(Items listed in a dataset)
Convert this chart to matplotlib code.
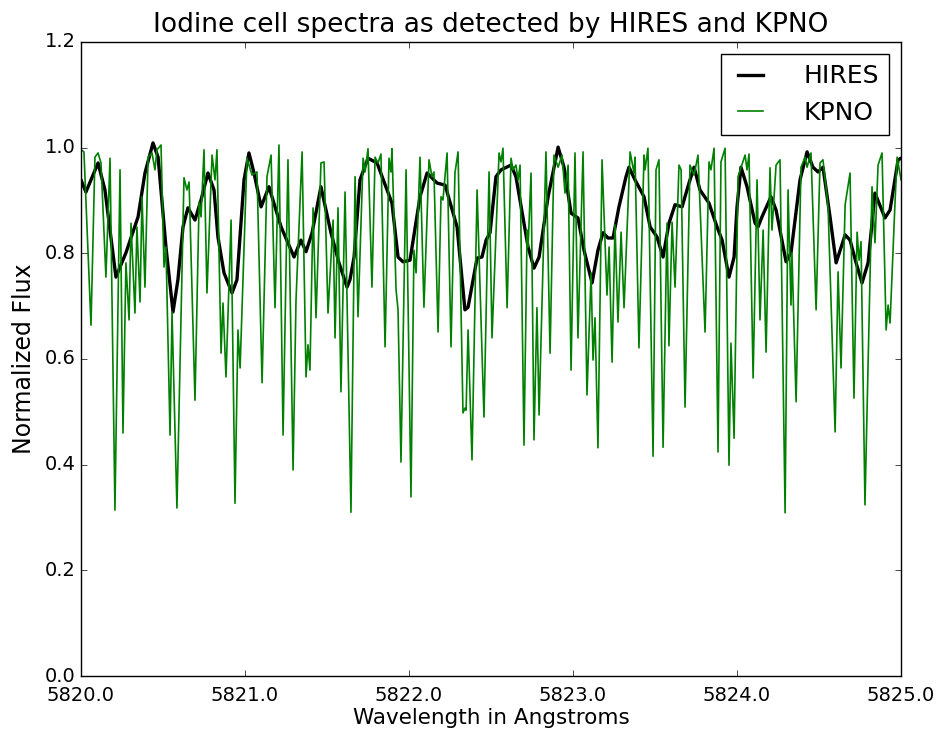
import numpy as np
import matplotlib
matplotlib.use('Agg')
import matplotlib.pyplot as plt
from matplotlib.ticker import FormatStrFormatter, MultipleLocator

plt.style.use('classic')

# HIRES spectrum (offset from 5820 A, normalized flux)
hires_offset = [0.000, 0.030, 0.104, 0.146, 0.213, 0.274, 0.348, 0.390, 0.439, 0.470,
                0.518, 0.561, 0.591, 0.622, 0.652, 0.695, 0.732, 0.774, 0.811, 0.835,
                0.872, 0.921, 0.951, 0.994, 1.024, 1.055, 1.098, 1.146, 1.220, 1.299,
                1.341, 1.372, 1.409, 1.463, 1.524, 1.573, 1.622, 1.640, 1.665, 1.701,
                1.750, 1.805, 1.866, 1.896, 1.933, 1.963, 2.006, 2.067, 2.110, 2.171,
                2.220, 2.293, 2.341, 2.360, 2.415, 2.445, 2.470, 2.494, 2.530, 2.561,
                2.622, 2.652, 2.726, 2.762, 2.793, 2.848, 2.909, 2.945, 2.988, 3.030,
                3.067, 3.116, 3.152, 3.183, 3.213, 3.244, 3.280, 3.323, 3.341, 3.378,
                3.433, 3.470, 3.512, 3.549, 3.585, 3.622, 3.665, 3.707, 3.738, 3.774,
                3.829, 3.878, 3.909, 3.951, 3.982, 4.000, 4.024, 4.061, 4.110, 4.128,
                4.152, 4.207, 4.238, 4.299, 4.329, 4.384, 4.427, 4.463, 4.494, 4.524,
                4.567, 4.604, 4.659, 4.689, 4.726, 4.762, 4.799, 4.841, 4.902, 4.933,
                4.982, 5.000]
hires_flux = [0.939, 0.916, 0.971, 0.920, 0.755, 0.801, 0.869, 0.952, 1.009, 0.982,
              0.812, 0.689, 0.750, 0.850, 0.886, 0.863, 0.901, 0.952, 0.920, 0.831,
              0.763, 0.725, 0.750, 0.939, 0.990, 0.952, 0.888, 0.926, 0.850, 0.793,
              0.825, 0.803, 0.839, 0.926, 0.839, 0.782, 0.736, 0.750, 0.793, 0.939,
              0.980, 0.971, 0.920, 0.895, 0.793, 0.784, 0.787, 0.907, 0.952, 0.933,
              0.929, 0.850, 0.693, 0.698, 0.791, 0.793, 0.825, 0.839, 0.945, 0.958,
              0.967, 0.945, 0.812, 0.772, 0.793, 0.907, 1.001, 0.963, 0.876, 0.867,
              0.806, 0.744, 0.806, 0.839, 0.829, 0.829, 0.888, 0.945, 0.963, 0.939,
              0.907, 0.850, 0.831, 0.793, 0.857, 0.892, 0.888, 0.933, 0.963, 0.920,
              0.895, 0.850, 0.825, 0.755, 0.793, 0.888, 0.963, 0.926, 0.857, 0.850,
              0.869, 0.907, 0.882, 0.784, 0.801, 0.939, 0.992, 0.963, 0.954, 0.963,
              0.869, 0.782, 0.835, 0.825, 0.782, 0.744, 0.782, 0.914, 0.867, 0.882,
              0.977, 0.980]

# KPNO spectrum (offset from 5820 A, normalized flux)
kpno_offset = [0.000, 0.018, 0.061, 0.085, 0.104, 0.122, 0.152, 0.177, 0.207, 0.238,
               0.256, 0.274, 0.293, 0.305, 0.329, 0.341, 0.360, 0.372, 0.390, 0.409,
               0.433, 0.451, 0.463, 0.488, 0.506, 0.518, 0.543, 0.555, 0.585, 0.628,
               0.646, 0.659, 0.695, 0.720, 0.732, 0.750, 0.768, 0.799, 0.817, 0.829,
               0.854, 0.866, 0.884, 0.915, 0.939, 0.957, 0.970, 1.012, 1.043, 1.073,
               1.104, 1.134, 1.159, 1.183, 1.207, 1.232, 1.262, 1.293, 1.311, 1.348,
               1.372, 1.384, 1.396, 1.415, 1.433, 1.463, 1.482, 1.506, 1.537, 1.549,
               1.567, 1.585, 1.610, 1.646, 1.671, 1.689, 1.720, 1.732, 1.750, 1.774,
               1.793, 1.811, 1.829, 1.854, 1.878, 1.890, 1.896, 1.921, 1.933, 1.951,
               1.982, 2.012, 2.030, 2.043, 2.067, 2.091, 2.122, 2.140, 2.152, 2.177,
               2.195, 2.207, 2.232, 2.256, 2.280, 2.299, 2.329, 2.341, 2.348, 2.360,
               2.384, 2.415, 2.457, 2.488, 2.506, 2.549, 2.561, 2.573, 2.598, 2.622,
               2.634, 2.652, 2.665, 2.677, 2.701, 2.720, 2.726, 2.744, 2.762, 2.780,
               2.793, 2.835, 2.860, 2.884, 2.909, 2.933, 2.951, 2.970, 2.988, 3.012,
               3.030, 3.061, 3.085, 3.110, 3.122, 3.134, 3.152, 3.177, 3.207, 3.220,
               3.238, 3.256, 3.274, 3.293, 3.311, 3.348, 3.372, 3.378, 3.402, 3.433,
               3.439, 3.457, 3.488, 3.506, 3.524, 3.549, 3.573, 3.585, 3.604, 3.622,
               3.646, 3.659, 3.683, 3.713, 3.738, 3.762, 3.805, 3.829, 3.841, 3.860,
               3.884, 3.902, 3.927, 3.951, 3.963, 3.982, 4.006, 4.049, 4.061, 4.073,
               4.098, 4.122, 4.140, 4.159, 4.177, 4.201, 4.213, 4.238, 4.262, 4.293,
               4.311, 4.329, 4.335, 4.360, 4.390, 4.415, 4.427, 4.451, 4.482, 4.506,
               4.524, 4.555, 4.598, 4.616, 4.634, 4.659, 4.689, 4.713, 4.732, 4.744,
               4.756, 4.780, 4.823, 4.841, 4.860, 4.884, 4.909, 4.921, 4.933, 4.963,
               4.976, 5.000]
kpno_flux = [0.996, 0.992, 0.664, 0.982, 0.990, 0.971, 0.755, 0.980, 0.314, 0.958,
             0.460, 0.782, 0.674, 0.857, 0.687, 0.850, 0.708, 0.907, 0.736, 0.982,
             0.990, 0.958, 0.996, 1.005, 0.774, 0.812, 0.456, 0.689, 0.318, 0.943,
             0.920, 0.935, 0.522, 0.897, 0.869, 0.996, 0.725, 0.986, 0.939, 0.996,
             0.611, 0.706, 0.566, 0.863, 0.327, 0.655, 0.583, 0.980, 0.948, 0.954,
             0.555, 0.945, 0.986, 0.697, 1.005, 0.456, 0.977, 0.390, 0.712, 0.992,
             0.566, 0.627, 0.579, 0.886, 0.678, 0.971, 0.973, 0.687, 0.863, 0.640,
             0.886, 0.538, 0.916, 0.310, 0.945, 0.680, 0.980, 0.954, 0.998, 0.736,
             0.982, 0.971, 0.988, 0.623, 0.980, 0.954, 0.998, 0.731, 0.693, 0.405,
             0.958, 0.339, 0.806, 0.763, 0.982, 0.698, 0.977, 0.945, 0.954, 0.651,
             0.907, 0.901, 0.990, 0.623, 0.952, 0.992, 0.498, 0.507, 0.503, 0.655,
             0.409, 0.920, 0.490, 0.954, 0.640, 0.990, 0.973, 0.999, 0.697, 0.980,
             0.958, 0.967, 0.939, 0.967, 0.437, 0.844, 0.812, 0.952, 0.447, 0.697,
             0.494, 0.992, 0.611, 0.986, 0.963, 0.986, 0.914, 0.967, 0.579, 0.990,
             0.640, 0.992, 0.532, 0.763, 0.598, 0.678, 0.432, 0.977, 0.721, 0.812,
             0.594, 0.854, 0.670, 0.840, 0.697, 0.992, 0.952, 0.982, 0.621, 0.986,
             0.958, 0.999, 0.416, 0.958, 0.977, 0.433, 0.857, 0.625, 0.859, 0.736,
             0.967, 0.958, 0.509, 0.967, 0.948, 0.986, 0.651, 0.973, 0.958, 0.999,
             0.424, 0.973, 0.999, 0.399, 0.630, 0.450, 0.945, 0.986, 0.958, 0.988,
             0.564, 0.939, 0.674, 0.844, 0.613, 0.962, 0.844, 0.967, 0.977, 0.309,
             0.920, 0.702, 0.801, 0.519, 0.963, 0.982, 0.963, 0.990, 0.693, 0.971,
             0.977, 0.888, 0.462, 0.765, 0.583, 0.892, 0.952, 0.526, 0.840, 0.787,
             0.822, 0.324, 0.926, 0.820, 0.967, 0.990, 0.655, 0.702, 0.668, 0.895,
             0.982, 0.939]

hires_wave = 5820.0 + np.array(hires_offset)
kpno_wave = 5820.0 + np.array(kpno_offset)

fig = plt.figure(figsize=(9.44, 7.34), dpi=100, facecolor='white')
ax = fig.add_axes([0.0858, 0.079, 0.8687, 0.8638])

ax.plot(hires_wave, hires_flux, color='k', linewidth=2.4, label='HIRES')
ax.plot(kpno_wave, kpno_flux, color='g', linewidth=1.2, label='KPNO')

ax.set_xlim(5820, 5825)
ax.set_ylim(0, 1.2)
ax.xaxis.set_major_locator(MultipleLocator(1.0))
ax.yaxis.set_major_locator(MultipleLocator(0.2))
ax.xaxis.set_major_formatter(FormatStrFormatter('%.1f'))
ax.yaxis.set_major_formatter(FormatStrFormatter('%.1f'))
ax.tick_params(labelsize=14)
ax.tick_params(axis='x', pad=7)

ax.set_xlabel('Wavelength in Angstroms', fontsize=15.5, labelpad=2)
ax.set_ylabel('Normalized Flux', fontsize=17, labelpad=6)
ax.set_title('Iodine cell spectra as detected by HIRES and KPNO', fontsize=19, y=1.005)
ax.legend(loc='upper right', fontsize=18, handlelength=1.6, handletextpad=1.3)

fig.savefig('out.png', dpi=100, facecolor='white')
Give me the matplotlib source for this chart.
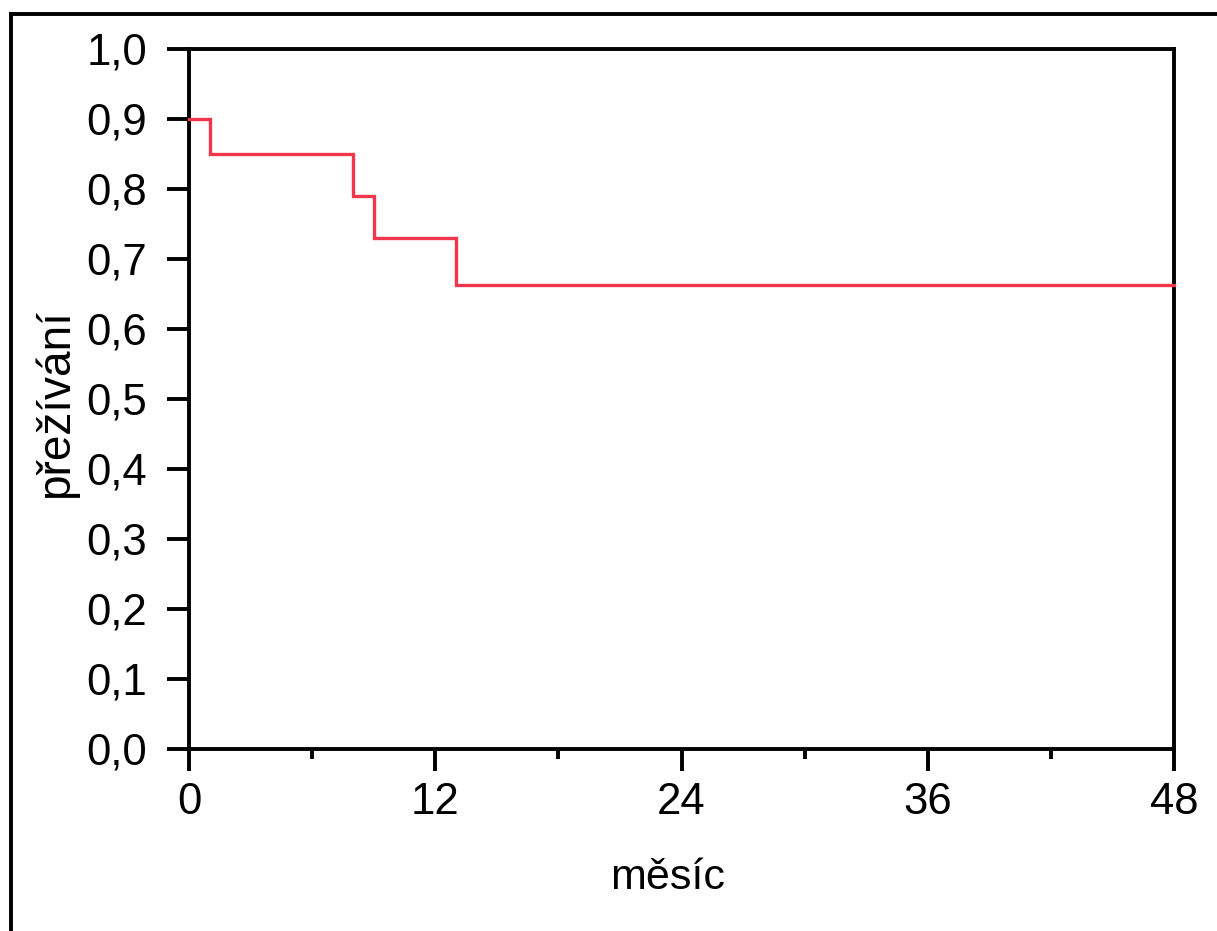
import matplotlib
matplotlib.use("Agg")
import matplotlib.pyplot as plt
from matplotlib.lines import Line2D
from matplotlib.ticker import FixedLocator

plt.rcParams['font.family'] = ['Liberation Sans', 'DejaVu Sans']

# Kaplan-Meier style survival steps
event_months = [0, 1, 8, 9, 13, 48]
survival = [0.90, 0.85, 0.79, 0.73, 0.663, 0.663]

x_ticks = [0, 12, 24, 36, 48]
x_minor = [6, 18, 30, 42]
y_ticks = [0.0, 0.1, 0.2, 0.3, 0.4, 0.5, 0.6, 0.7, 0.8, 0.9, 1.0]
y_labels = ['0,0', '0,1', '0,2', '0,3', '0,4', '0,5', '0,6', '0,7', '0,8', '0,9', '1,0']

W, H = 1217, 931
LW = 2.8
fig = plt.figure(figsize=(W / 100, H / 100), dpi=100)
ax = fig.add_axes([189 / W, 1 - 749 / H, (1174 - 189) / W, (749 - 48.5) / H])

ax.step(event_months, survival, where='post', color='#F0364A', lw=2.4,
        solid_joinstyle='miter', clip_on=False, zorder=3)

ax.set_xlim(0, 48)
ax.set_ylim(0, 1.0)
ax.set_xticks(x_ticks)
ax.set_xticklabels([str(v) for v in x_ticks])
ax.xaxis.set_minor_locator(FixedLocator(x_minor))
ax.set_yticks(y_ticks)
ax.set_yticklabels(y_labels)

for sp in ax.spines.values():
    sp.set_linewidth(LW)
    sp.set_color('black')

ax.tick_params(axis='both', which='major', direction='out', length=16, width=LW,
               labelsize=31.5, colors='black')
ax.tick_params(axis='x', which='major', pad=8)
ax.tick_params(axis='y', which='major', pad=14)
ax.tick_params(axis='x', which='minor', direction='out', length=7, width=LW)

ax.set_xlabel('měsíc', fontsize=31, va='center')
ax.xaxis.set_label_coords(0.486, -0.184)
ax.set_ylabel('přežívání', fontsize=33, va='center')
ax.yaxis.set_label_coords(-0.135, 0.493)

# Outer frame lines along the top and left edges
fig.add_artist(Line2D([10.5 / W, 1.0], [1 - 14 / H, 1 - 14 / H], color='black', lw=LW,
                      transform=fig.transFigure, solid_capstyle='projecting'))
fig.add_artist(Line2D([10.5 / W, 10.5 / W], [1 - 14 / H, 0.0], color='black', lw=LW,
                      transform=fig.transFigure, solid_capstyle='projecting'))

fig.savefig('out.png', dpi=100)
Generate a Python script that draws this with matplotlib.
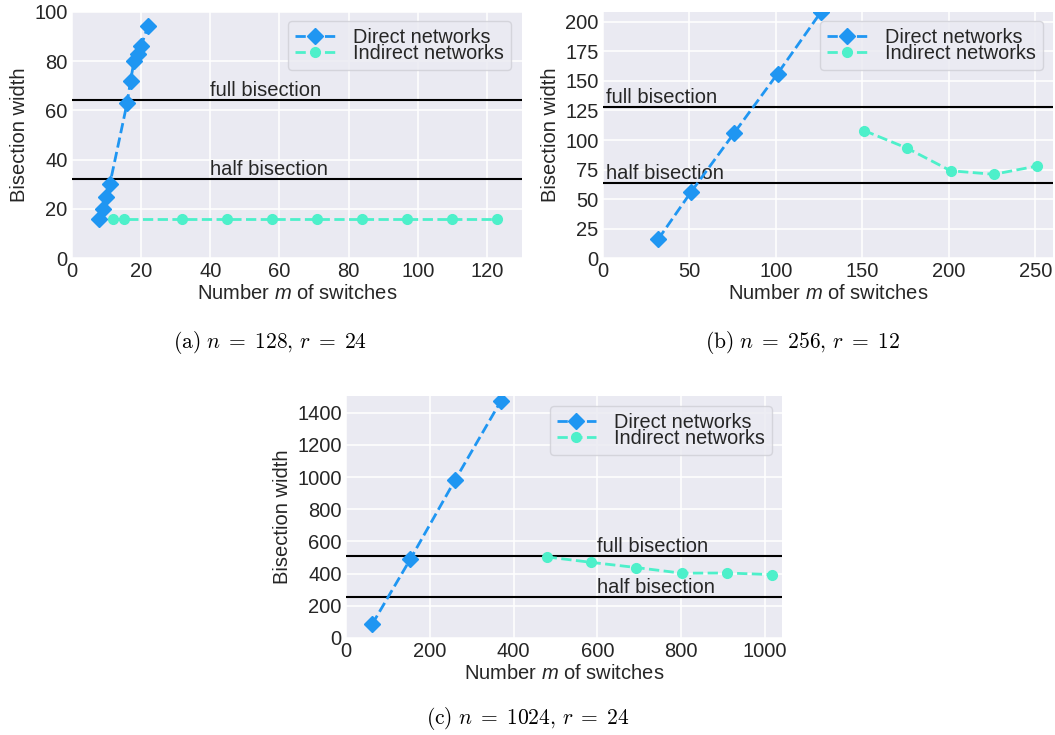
import matplotlib
matplotlib.use("Agg")
import matplotlib.pyplot as plt

# ---- data ----
a_direct_m = [8, 9, 10, 11, 16, 17, 18, 19, 20, 22]
a_direct_bw = [16, 20, 25, 30, 63, 72, 80, 83, 86, 94]
a_indirect_m = [12, 15, 32, 45, 58, 71, 84, 97, 110, 123]
a_indirect_bw = [16, 16, 16, 16, 16, 16, 16, 16, 16, 16]
a_full, a_half = 64, 32

b_direct_m = [32, 51, 76, 101, 126]
b_direct_bw = [16, 56, 106, 156, 208]
b_indirect_m = [151, 176, 201, 226, 251]
b_indirect_bw = [108, 93, 74, 71, 78]
b_full, b_half = 128, 64

c_direct_m = [62, 153, 261, 370]
c_direct_bw = [84, 488, 985, 1475]
c_indirect_m = [479, 586, 693, 801, 910, 1018]
c_indirect_bw = [504, 470, 438, 403, 404, 394]
c_full, c_half = 512, 256

captions = [r"$\mathrm{(a)}\ n \;=\; 128,\, r \;=\; 24$",
            r"$\mathrm{(b)}\ n \;=\; 256,\, r \;=\; 12$",
            r"$\mathrm{(c)}\ n \;=\; 1024,\, r \;=\; 24$"]

# ---- style ----
plt.rcParams['font.family'] = ['Liberation Sans', 'DejaVu Sans']
plt.rcParams['mathtext.fontset'] = 'custom'
plt.rcParams['mathtext.it'] = 'Liberation Sans:italic'
plt.rcParams['mathtext.rm'] = 'Liberation Sans'

BG = '#EAEAF2'
TXT = '#262626'
C_DIR = '#1F96F2'
C_IND = '#4DF0CA'
FS = 14.5
LFS = 14.3

fig = plt.figure(figsize=(10.55, 7.35), dpi=100)


def make_ax(rect, dm, dbw, im, ibw, full, half, xlim, ylim, xt, yt, txt_x, anchor):
    ax = fig.add_axes(rect)
    ax.set_facecolor(BG)
    for s in ax.spines.values():
        s.set_visible(False)
    ax.grid(True, color='white', lw=1.1)
    ax.set_axisbelow(True)
    ax.tick_params(length=0, labelsize=FS, colors=TXT, pad=3)
    ax.axhline(full, color='black', lw=1.5, zorder=2)
    ax.axhline(half, color='black', lw=1.5, zorder=2)
    ax.text(txt_x, full, 'full bisection', fontsize=FS, color=TXT, va='bottom')
    ax.text(txt_x, half, 'half bisection', fontsize=FS, color=TXT, va='bottom')
    ax.plot(dm, dbw, ls='--', lw=2, color=C_DIR, marker='D', ms=8,
            label='Direct networks', zorder=3)
    ax.plot(im, ibw, ls='--', lw=2, color=C_IND, marker='o', ms=7,
            label='Indirect networks', zorder=3)
    ax.set_xlim(*xlim)
    ax.set_ylim(*ylim)
    ax.set_xticks(xt)
    ax.set_yticks(yt)
    ax.set_xlabel(r'Number $m$ of switches', fontsize=FS, color=TXT, labelpad=2)
    ax.set_ylabel('Bisection width', fontsize=FS, color=TXT, labelpad=4)
    leg = ax.legend(fontsize=LFS, facecolor=BG, edgecolor='#CFCFD6', framealpha=0.8,
                    labelspacing=-0.15, handlelength=2.0, borderpad=0.35,
                    handletextpad=0.9, borderaxespad=0, loc='upper right',
                    bbox_to_anchor=anchor)
    for t in leg.get_texts():
        t.set_color(TXT)
    return ax


make_ax([0.068, 0.6486, 0.4265, 0.3355], a_direct_m, a_direct_bw, a_indirect_m, a_indirect_bw,
        a_full, a_half, (0, 130), (0, 100), range(0, 121, 20), range(0, 101, 20), 40,
        (0.9756, 0.962))
make_ax([0.5713, 0.6486, 0.4265, 0.3355], b_direct_m, b_direct_bw, b_indirect_m, b_indirect_bw,
        b_full, b_half, (0, 260), (0, 208.5), range(0, 251, 50), range(0, 201, 25), 2,
        (0.978, 0.963))
make_ax([0.328, 0.132, 0.4133, 0.3293], c_direct_m, c_direct_bw, c_indirect_m, c_indirect_bw,
        c_full, c_half, (0, 1041), (0, 1505), range(0, 1001, 200), range(0, 1401, 200), 600,
        (0.977, 0.959))

cap_pos = [(270 / 1055, 1 - 343 / 735), (802 / 1055, 1 - 343 / 735), (528 / 1055, 1 - 718 / 735)]
for (x, y), cap in zip(cap_pos, captions):
    fig.text(x, y, cap, fontsize=15.5, ha='center', va='center', math_fontfamily='cm', color='black')

fig.savefig('out.png', dpi=100, facecolor='white')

_Given instruction_: Starting at the line containing "Generate a Python" and stopping after the line containing "c_full, c_half = 512, 256", give the lines again exactly and leave out every image.

_Expected answer_:
Generate a Python script that draws this with matplotlib.
import matplotlib
matplotlib.use("Agg")
import matplotlib.pyplot as plt

# ---- data ----
a_direct_m = [8, 9, 10, 11, 16, 17, 18, 19, 20, 22]
a_direct_bw = [16, 20, 25, 30, 63, 72, 80, 83, 86, 94]
a_indirect_m = [12, 15, 32, 45, 58, 71, 84, 97, 110, 123]
a_indirect_bw = [16, 16, 16, 16, 16, 16, 16, 16, 16, 16]
a_full, a_half = 64, 32

b_direct_m = [32, 51, 76, 101, 126]
b_direct_bw = [16, 56, 106, 156, 208]
b_indirect_m = [151, 176, 201, 226, 251]
b_indirect_bw = [108, 93, 74, 71, 78]
b_full, b_half = 128, 64

c_direct_m = [62, 153, 261, 370]
c_direct_bw = [84, 488, 985, 1475]
c_indirect_m = [479, 586, 693, 801, 910, 1018]
c_indirect_bw = [504, 470, 438, 403, 404, 394]
c_full, c_half = 512, 256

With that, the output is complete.